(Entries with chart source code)
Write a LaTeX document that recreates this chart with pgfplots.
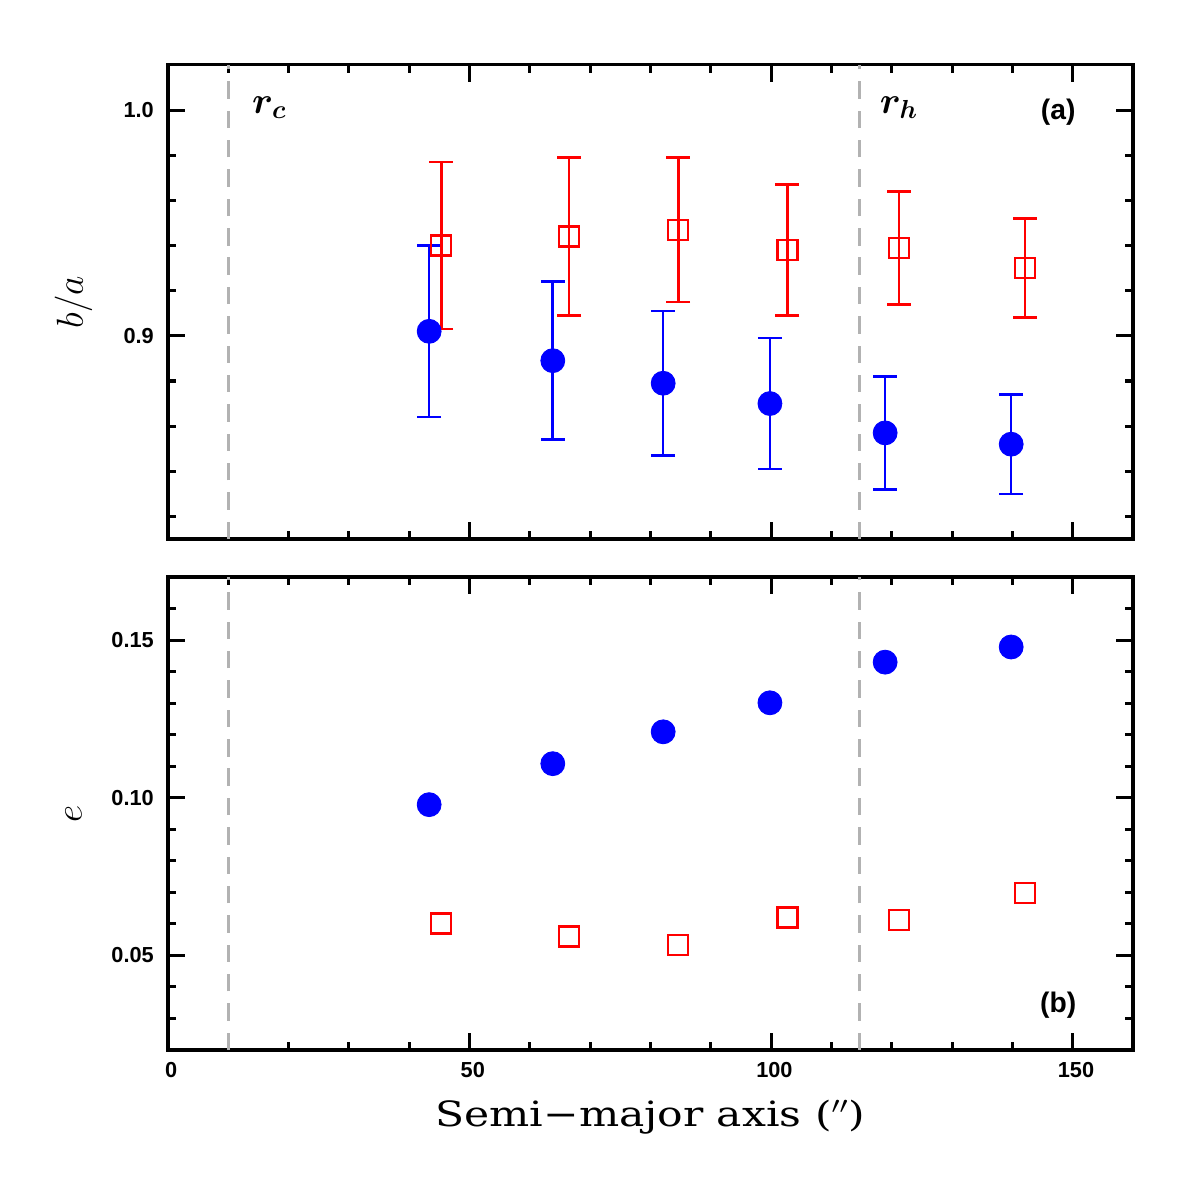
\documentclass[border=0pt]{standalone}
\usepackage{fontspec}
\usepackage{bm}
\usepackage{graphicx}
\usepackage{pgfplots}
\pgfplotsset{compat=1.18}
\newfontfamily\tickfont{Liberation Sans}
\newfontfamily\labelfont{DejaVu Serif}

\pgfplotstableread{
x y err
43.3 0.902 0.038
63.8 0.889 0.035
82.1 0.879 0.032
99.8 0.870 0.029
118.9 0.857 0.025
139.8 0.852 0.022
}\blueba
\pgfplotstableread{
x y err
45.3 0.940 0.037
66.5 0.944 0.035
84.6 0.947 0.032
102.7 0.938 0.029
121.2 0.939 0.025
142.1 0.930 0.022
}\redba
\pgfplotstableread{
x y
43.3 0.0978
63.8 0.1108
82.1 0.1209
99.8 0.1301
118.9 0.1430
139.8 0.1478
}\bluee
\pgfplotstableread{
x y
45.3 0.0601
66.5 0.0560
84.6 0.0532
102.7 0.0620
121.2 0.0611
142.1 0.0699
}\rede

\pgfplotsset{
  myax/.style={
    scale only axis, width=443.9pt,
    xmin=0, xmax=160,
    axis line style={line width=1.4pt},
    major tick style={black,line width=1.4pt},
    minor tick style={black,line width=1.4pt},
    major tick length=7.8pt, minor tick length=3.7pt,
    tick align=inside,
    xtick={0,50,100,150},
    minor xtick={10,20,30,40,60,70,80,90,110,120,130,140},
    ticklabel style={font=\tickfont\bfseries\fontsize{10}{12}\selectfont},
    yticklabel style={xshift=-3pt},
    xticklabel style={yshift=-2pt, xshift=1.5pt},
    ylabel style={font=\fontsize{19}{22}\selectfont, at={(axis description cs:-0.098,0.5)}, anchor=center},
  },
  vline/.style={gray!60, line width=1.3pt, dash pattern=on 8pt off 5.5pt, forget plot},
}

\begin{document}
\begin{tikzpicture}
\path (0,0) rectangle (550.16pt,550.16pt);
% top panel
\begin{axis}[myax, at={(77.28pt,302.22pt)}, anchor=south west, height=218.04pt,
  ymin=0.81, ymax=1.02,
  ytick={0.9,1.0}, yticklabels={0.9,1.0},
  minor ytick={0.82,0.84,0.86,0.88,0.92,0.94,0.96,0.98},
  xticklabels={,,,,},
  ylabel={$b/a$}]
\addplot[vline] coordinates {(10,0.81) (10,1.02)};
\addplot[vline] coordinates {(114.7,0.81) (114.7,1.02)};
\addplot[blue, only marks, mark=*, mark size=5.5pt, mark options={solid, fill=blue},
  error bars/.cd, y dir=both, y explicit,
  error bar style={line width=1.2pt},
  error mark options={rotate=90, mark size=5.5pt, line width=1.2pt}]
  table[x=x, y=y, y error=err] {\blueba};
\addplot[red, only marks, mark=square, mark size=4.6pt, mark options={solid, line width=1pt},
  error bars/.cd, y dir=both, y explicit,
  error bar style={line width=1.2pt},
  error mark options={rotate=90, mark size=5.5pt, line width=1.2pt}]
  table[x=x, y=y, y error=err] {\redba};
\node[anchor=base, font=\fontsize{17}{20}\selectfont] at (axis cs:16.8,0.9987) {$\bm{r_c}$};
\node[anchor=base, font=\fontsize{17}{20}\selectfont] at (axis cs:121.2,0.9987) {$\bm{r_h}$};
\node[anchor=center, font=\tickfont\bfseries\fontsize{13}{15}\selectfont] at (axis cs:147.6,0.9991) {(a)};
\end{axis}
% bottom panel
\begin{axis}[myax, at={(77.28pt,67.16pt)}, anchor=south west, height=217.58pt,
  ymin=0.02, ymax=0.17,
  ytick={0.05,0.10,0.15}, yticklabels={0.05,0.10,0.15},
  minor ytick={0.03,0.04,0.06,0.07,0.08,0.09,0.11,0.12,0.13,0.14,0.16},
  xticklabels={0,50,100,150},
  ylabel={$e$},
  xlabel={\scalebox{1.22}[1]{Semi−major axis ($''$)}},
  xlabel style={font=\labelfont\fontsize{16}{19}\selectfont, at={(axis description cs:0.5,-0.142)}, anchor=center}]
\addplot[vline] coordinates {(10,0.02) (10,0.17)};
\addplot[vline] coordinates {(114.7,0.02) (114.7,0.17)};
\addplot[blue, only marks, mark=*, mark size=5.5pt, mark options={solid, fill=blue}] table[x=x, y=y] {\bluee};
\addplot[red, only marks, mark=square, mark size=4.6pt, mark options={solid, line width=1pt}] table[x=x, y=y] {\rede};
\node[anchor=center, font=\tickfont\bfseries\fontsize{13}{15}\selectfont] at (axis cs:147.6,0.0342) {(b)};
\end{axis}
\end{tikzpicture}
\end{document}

==

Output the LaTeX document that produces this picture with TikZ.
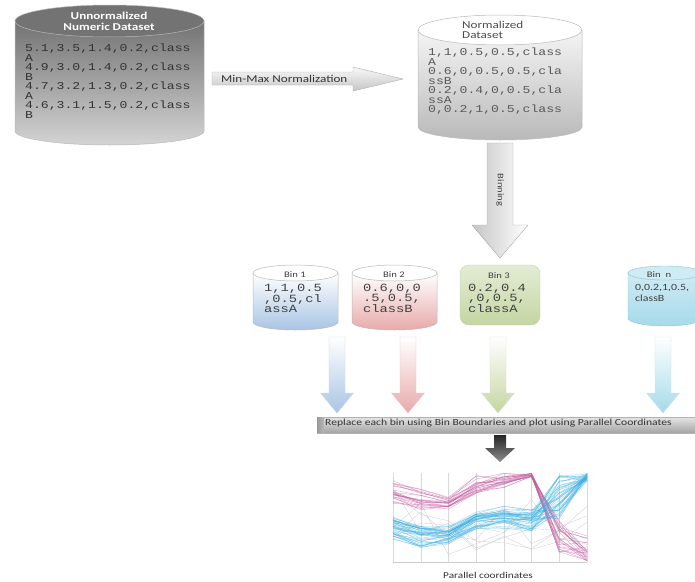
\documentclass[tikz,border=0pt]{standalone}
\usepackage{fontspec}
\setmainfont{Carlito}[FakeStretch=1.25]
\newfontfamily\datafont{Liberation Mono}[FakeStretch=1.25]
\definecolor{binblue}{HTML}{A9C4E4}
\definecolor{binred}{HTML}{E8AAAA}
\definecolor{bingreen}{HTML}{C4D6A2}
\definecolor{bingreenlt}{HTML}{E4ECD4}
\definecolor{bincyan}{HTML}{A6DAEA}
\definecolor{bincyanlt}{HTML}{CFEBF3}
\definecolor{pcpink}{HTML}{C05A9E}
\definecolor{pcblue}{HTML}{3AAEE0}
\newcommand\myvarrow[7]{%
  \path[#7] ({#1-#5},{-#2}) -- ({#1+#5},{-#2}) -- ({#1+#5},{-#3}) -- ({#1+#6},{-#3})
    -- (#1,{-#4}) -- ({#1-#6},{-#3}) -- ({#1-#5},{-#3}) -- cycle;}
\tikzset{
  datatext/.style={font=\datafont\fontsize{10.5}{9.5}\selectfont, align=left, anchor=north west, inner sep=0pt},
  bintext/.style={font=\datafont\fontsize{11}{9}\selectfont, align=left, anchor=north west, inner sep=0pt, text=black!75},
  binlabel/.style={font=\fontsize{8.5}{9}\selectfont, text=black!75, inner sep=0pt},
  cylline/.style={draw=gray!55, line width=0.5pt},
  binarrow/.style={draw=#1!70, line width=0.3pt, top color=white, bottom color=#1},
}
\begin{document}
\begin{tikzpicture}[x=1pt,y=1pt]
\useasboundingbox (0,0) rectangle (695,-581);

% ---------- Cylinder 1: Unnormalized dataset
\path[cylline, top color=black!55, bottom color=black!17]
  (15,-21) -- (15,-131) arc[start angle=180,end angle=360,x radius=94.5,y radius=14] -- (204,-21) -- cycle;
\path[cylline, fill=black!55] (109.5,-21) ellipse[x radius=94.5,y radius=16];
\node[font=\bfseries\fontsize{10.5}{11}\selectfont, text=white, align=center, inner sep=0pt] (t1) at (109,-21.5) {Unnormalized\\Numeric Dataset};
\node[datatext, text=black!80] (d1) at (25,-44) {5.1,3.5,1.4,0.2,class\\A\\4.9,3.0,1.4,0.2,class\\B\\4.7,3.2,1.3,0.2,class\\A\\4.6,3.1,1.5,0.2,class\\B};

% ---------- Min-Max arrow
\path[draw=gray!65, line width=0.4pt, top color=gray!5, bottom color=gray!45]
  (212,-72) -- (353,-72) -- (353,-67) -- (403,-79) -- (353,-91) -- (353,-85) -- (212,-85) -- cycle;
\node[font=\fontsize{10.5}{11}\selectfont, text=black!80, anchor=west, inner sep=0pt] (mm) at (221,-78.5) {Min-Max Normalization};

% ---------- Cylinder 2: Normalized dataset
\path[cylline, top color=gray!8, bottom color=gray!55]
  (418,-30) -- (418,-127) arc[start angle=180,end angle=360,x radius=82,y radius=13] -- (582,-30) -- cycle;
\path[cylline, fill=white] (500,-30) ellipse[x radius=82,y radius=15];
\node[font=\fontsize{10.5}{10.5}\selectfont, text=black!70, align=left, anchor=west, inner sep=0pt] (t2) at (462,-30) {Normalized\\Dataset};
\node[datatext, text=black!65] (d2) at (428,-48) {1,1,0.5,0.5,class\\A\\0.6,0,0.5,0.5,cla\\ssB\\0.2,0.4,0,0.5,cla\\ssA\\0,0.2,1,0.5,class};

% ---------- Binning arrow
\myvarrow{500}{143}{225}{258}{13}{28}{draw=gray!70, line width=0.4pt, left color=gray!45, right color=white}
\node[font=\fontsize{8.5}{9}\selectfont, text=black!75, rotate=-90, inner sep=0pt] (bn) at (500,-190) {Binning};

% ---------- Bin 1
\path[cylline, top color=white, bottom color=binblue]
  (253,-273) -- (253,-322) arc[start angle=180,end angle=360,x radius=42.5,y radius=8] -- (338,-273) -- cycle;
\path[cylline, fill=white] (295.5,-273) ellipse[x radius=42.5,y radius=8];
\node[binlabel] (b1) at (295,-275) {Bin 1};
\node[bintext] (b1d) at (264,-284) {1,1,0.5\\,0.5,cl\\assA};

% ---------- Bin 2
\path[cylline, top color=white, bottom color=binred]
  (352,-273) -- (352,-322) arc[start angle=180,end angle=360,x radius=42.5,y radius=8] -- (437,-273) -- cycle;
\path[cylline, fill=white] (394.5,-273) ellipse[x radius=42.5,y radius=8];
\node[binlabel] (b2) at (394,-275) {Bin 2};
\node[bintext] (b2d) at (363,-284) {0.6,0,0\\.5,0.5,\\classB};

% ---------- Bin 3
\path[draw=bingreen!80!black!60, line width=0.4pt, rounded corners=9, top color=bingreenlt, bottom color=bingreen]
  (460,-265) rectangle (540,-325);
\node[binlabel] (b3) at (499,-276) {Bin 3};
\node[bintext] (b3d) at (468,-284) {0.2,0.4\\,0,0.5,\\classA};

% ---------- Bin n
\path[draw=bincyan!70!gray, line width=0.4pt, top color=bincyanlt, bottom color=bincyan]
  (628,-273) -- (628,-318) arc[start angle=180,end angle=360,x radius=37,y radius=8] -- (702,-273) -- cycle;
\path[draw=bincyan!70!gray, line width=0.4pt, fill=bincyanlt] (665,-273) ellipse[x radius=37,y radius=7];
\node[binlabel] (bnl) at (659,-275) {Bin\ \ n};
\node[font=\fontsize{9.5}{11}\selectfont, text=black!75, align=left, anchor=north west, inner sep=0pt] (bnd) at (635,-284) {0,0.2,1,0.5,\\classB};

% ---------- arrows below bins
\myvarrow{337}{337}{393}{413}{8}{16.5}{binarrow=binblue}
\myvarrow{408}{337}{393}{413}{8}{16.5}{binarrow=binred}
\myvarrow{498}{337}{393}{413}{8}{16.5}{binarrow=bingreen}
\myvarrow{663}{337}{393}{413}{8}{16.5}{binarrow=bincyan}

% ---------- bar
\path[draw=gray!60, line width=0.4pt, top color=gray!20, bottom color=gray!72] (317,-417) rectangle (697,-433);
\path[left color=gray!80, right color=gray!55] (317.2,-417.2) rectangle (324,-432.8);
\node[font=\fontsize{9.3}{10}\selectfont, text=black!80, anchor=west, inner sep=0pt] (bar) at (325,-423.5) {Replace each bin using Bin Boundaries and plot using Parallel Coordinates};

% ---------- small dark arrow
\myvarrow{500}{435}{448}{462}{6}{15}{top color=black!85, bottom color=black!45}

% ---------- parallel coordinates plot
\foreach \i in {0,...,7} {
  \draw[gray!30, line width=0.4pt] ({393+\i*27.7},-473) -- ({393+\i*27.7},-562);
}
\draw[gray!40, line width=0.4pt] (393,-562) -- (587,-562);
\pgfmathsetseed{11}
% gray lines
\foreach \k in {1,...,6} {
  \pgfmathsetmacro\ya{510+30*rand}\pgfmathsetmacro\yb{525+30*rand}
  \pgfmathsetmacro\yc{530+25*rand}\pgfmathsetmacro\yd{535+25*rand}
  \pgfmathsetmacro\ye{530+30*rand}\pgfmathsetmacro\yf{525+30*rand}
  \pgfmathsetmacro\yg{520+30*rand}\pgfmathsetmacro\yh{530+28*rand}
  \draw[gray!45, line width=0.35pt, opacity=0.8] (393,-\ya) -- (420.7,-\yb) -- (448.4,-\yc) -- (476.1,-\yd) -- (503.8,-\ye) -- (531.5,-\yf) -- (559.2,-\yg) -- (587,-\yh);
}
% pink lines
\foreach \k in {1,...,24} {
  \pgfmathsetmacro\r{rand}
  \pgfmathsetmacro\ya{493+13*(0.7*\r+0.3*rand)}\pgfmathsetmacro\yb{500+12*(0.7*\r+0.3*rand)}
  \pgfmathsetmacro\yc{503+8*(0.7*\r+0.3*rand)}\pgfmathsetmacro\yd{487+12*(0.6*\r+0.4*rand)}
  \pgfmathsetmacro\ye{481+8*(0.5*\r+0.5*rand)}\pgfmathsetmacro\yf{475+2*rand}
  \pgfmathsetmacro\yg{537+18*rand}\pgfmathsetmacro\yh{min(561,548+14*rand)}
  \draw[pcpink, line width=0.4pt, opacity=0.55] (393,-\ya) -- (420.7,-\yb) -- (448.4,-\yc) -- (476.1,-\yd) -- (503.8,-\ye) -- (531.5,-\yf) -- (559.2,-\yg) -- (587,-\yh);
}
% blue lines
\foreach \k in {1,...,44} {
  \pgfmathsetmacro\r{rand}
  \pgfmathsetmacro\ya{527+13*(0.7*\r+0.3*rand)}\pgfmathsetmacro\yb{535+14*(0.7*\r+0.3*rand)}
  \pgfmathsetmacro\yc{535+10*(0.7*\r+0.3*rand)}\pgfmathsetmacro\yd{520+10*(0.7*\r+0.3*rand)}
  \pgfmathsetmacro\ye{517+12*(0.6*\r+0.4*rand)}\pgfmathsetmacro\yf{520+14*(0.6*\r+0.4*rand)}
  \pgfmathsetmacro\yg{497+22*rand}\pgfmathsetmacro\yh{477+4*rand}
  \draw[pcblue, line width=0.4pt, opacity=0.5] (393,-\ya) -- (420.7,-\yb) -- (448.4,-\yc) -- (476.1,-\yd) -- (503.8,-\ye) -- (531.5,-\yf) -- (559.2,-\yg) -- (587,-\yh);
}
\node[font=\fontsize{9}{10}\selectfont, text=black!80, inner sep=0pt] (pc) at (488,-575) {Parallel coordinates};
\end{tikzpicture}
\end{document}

■ **EXERCISE DESCRIPTION**:
Determine the number of lines in these entries that contain the word "this", and write only that number.

■ **COMPLETE ANSWER**:
2